Don't lock yourself in.

Menu's don't have to be laminated and bound in fancy binders anymore. Keep your menu on paper where you can edit quickly and fluidly if you need to. If you have a slow moving item or need to change pricing you can do it on the fly instead of having to edit, send to printer, wait for it to return....blah blah blah. If you need a fancy presentation, buy some leather covers that allow you to slide your paper menus in.

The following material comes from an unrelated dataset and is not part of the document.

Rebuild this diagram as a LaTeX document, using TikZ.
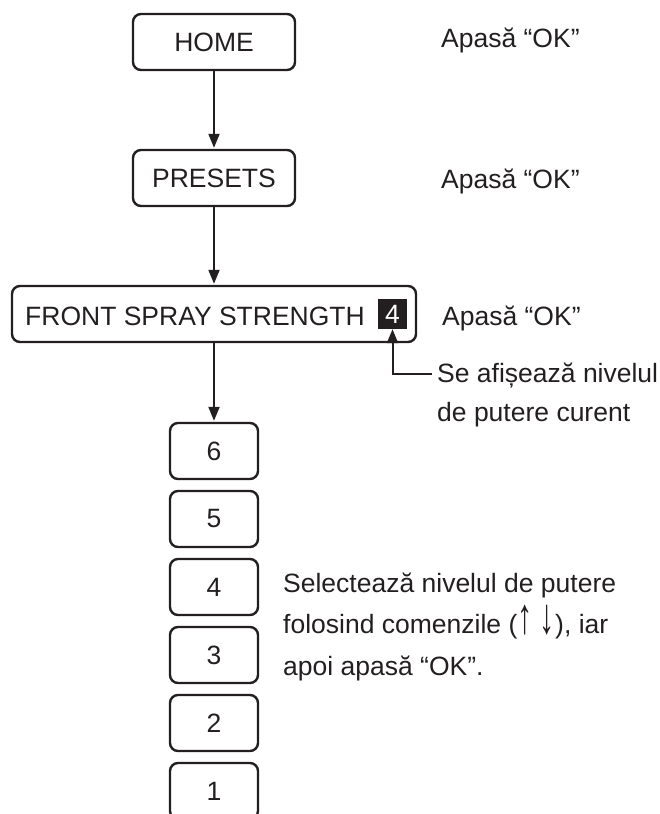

Don't hide the star of the show!

Put your most profitable and popular items front and center. Outline with graphics and place these items in the top right corner or center of the page. There's an entire science based on how customers read menus and how their eyeline reads the page.

Get jiggy with the names.

There's no reason why a hamburger should be named "Hamburger" on your menu. How about "The Kitchen Sink Burger" or the "Filthy Andy"? People like to be entertained and if you have crazy or humorous names on your dishes your customers will be intrigued and curious to read more.

Fonts are your friends.

Use them wisely! Don't choose a font that's hard to read. You may have a fancy french restaurant and want a cursive font that flows across the page, but if your customers can't read your menu, they won't order from it. Instead, pick a nice, clean sans-serif font that matches your style and can be easily read.

Lose the dollar signs.

Try not to ever bring attention to pricing on a menu. By using dollar signs or adding cents ($12.50) to a menu, you're drawing the eye to what your customer's eyes are trained to see. Try to use rounded pricing with no identifiers (12) so people focus on the item and its ingredients. If pricing is predominantly listed on your menu, diners tend to order the least expensive item listed.